Question

\( \int x^7 (x^8 + 1)^{-3/4} \, dx = \)

• A. \( \frac{1}{2}\left(1+\frac{1}{x^8}\right)^{1/4} + C \)
• B. \( 4\left(1+\frac{1}{x^8}\right)^{1/4} + C \)
• C. \( (x^8+1)^{1/4} + C \)
• D. \( 4(x^8+1)^{1/4} + C \)
• E. \( \frac{1}{2}(x^8+1)^{1/4} + C \)

Hint:

Match derivative of inner function to simplify substitution quickly.

Answer 1

Answer: (E)

Step 1: Understanding the Concept:
This integral is best solved using the method of u-substitution. The key is to notice that the derivative of the inner function \(x^8+1\) is \(8x^7\), and a factor of \(x^7\) is present in the integrand.
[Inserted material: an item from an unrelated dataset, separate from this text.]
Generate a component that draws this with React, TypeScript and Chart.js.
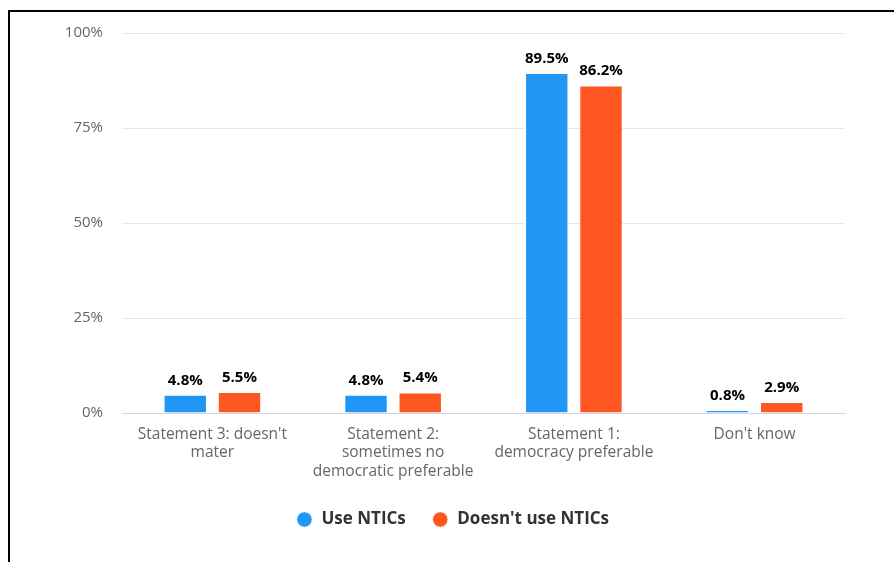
import React, { useEffect, useRef } from "react";
import { Chart, registerables } from "chart.js";

Chart.register(...registerables);

const categories: (string | string[])[] = [
  ["Statement 3: doesn't", "mater"],
  ["Statement 2:", "sometimes no", "democratic preferable"],
  ["Statement 1:", "democracy preferable"],
  "Don't know",
];
const seriesNames = ["Use NTICs", "Doesn't use NTICs"];
const useNtics = [4.8, 4.8, 89.5, 0.8];
const noNtics = [5.5, 5.4, 86.2, 2.9];
const yTickStep = 25;
const yMax = 100;

const FONT = "'Open Sans', sans-serif";

const dataLabels = {
  id: "dataLabels",
  afterDatasetsDraw(chart: any) {
    const ctx = chart.ctx;
    ctx.save();
    ctx.font = `bold 15px ${FONT}`;
    ctx.fillStyle = "#000";
    ctx.textAlign = "center";
    ctx.textBaseline = "alphabetic";
    chart.data.datasets.forEach((ds: any, i: number) => {
      chart.getDatasetMeta(i).data.forEach((el: any, j: number) => {
        ctx.fillText(Number(ds.data[j]).toFixed(1) + "%", el.x, el.y - 10);
      });
    });
    ctx.restore();
  },
};

export default function App() {
  const ref = useRef<HTMLCanvasElement>(null);
  useEffect(() => {
    if (!ref.current) return;
    Chart.defaults.font.family = FONT;
    const chart = new Chart(ref.current, {
      type: "bar",
      data: {
        labels: categories,
        datasets: [
          {
            label: seriesNames[0],
            data: useNtics,
            backgroundColor: "#2196f3",
            borderColor: "#ffffff",
            borderWidth: 1,
            categoryPercentage: 0.6,
            barPercentage: 0.8,
          },
          {
            label: seriesNames[1],
            data: noNtics,
            backgroundColor: "#ff5722",
            borderColor: "#ffffff",
            borderWidth: 1,
            categoryPercentage: 0.6,
            barPercentage: 0.8,
          },
        ],
      },
      options: {
        animation: false,
        responsive: false,
        devicePixelRatio: 1,
        layout: { padding: { left: 50, right: 49, top: 21, bottom: 24 } },
        plugins: {
          tooltip: { enabled: false },
          legend: {
            position: "bottom",
            labels: {
              usePointStyle: true,
              pointStyle: "circle",
              boxWidth: 17,
              boxHeight: 11,
              padding: 26,
              color: "#333333",
              font: { family: FONT, size: 17, weight: "bold" },
            },
          },
        },
        scales: {
          x: {
            grid: { display: false, drawTicks: false },
            border: { display: true, color: "#ccd6eb", width: 1 },
            ticks: {
              color: "#666666",
              font: { family: FONT, size: 15.5, lineHeight: 1.19 },
              padding: 12,
              maxRotation: 0,
              autoSkip: false,
            },
            afterFit: (s: any) => {
              s.height = 72;
              s.paddingLeft = 0;
              s.paddingRight = 0;
            },
          },
          y: {
            min: 0,
            max: yMax,
            grid: {
              drawTicks: false,
              color: (c: any) => (c.tick && c.tick.value === 0 ? "#ccd6eb" : "#e6e6e6"),
            },
            border: { display: false },
            ticks: {
              stepSize: yTickStep,
              color: "#666666",
              font: { family: FONT, size: 15 },
              padding: 19,
              callback: (v: any) => v + "%",
            },
            afterFit: (s: any) => {
              s.width = 62;
              s.paddingTop = 0;
              s.paddingBottom = 0;
            },
          },
        },
      },
      plugins: [dataLabels],
    });
    return () => chart.destroy();
  }, []);

  return (
    <>
      <div
        style={{
          position: "fixed",
          left: 8,
          top: 10,
          width: "calc(100vw - 8px)",
          height: "calc(100vh - 10px)",
          borderLeft: "2px solid #000",
          borderTop: "2px solid #000",
          boxSizing: "border-box",
        }}
      />
      <canvas
        ref={ref}
        width={884}
        height={550}
        style={{ position: "fixed", left: 10, top: 12, width: 884, height: 550 }}
      />
    </>
  );
}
This makes it a prime candidate for substitution.
Step 2: Key Formula or Approach:
1. Let \(u = x^8 + 1\). 2. Find the differential \(du = 8x^7 dx\). 3. Rearrange this to express \(x^7 dx\) in terms of `du`. 4. Substitute `u` and `du` into the integral, which will now be in terms of `u`. 5. Evaluate the simplified integral using the power rule for integration. 6. Substitute back \(u = x^8 + 1\) to get the final answer.
Step 3: Detailed Explanation:
The integral is: \[ \int x^7(x^8+1)^{-3/4} dx \] Let's choose our substitution: \[ u = x^8 + 1 \] Differentiating with respect to x, we get: \[ \frac{du}{dx} = 8x^7 \] \[ du = 8x^7 dx \] We have \(x^7 dx\) in our integral, so we can write: \[ x^7 dx = \frac{du}{8} \] Now substitute `u` and `du` into the integral: \[ \int (u)^{-3/4} \left(\frac{du}{8}\right) \] Take the constant \(\frac{1}{8}\) outside the integral: \[ \frac{1}{8} \int u^{-3/4} du \] Now apply the power rule for integration, \(\int u^n du = \frac{u^{n+1}}{n+1}\): \[ \frac{1}{8} \left[ \frac{u^{-3/4 + 1}}{-3/4 + 1} \right] + C \] \[ \frac{1}{8} \left[ \frac{u^{1/4}}{1/4} \right] + C = \frac{1}{8} [4u^{1/4}] + C = \frac{4}{8} u^{1/4} + C = \frac{1}{2} u^{1/4} + C \] Finally, substitute back \(u = x^8 + 1\): \[ \frac{1}{2}(x^8+1)^{1/4} + C \] Step 4: Final Answer:
The integral is \(\frac{1}{2}(x^8+1)^{1/4} + C\).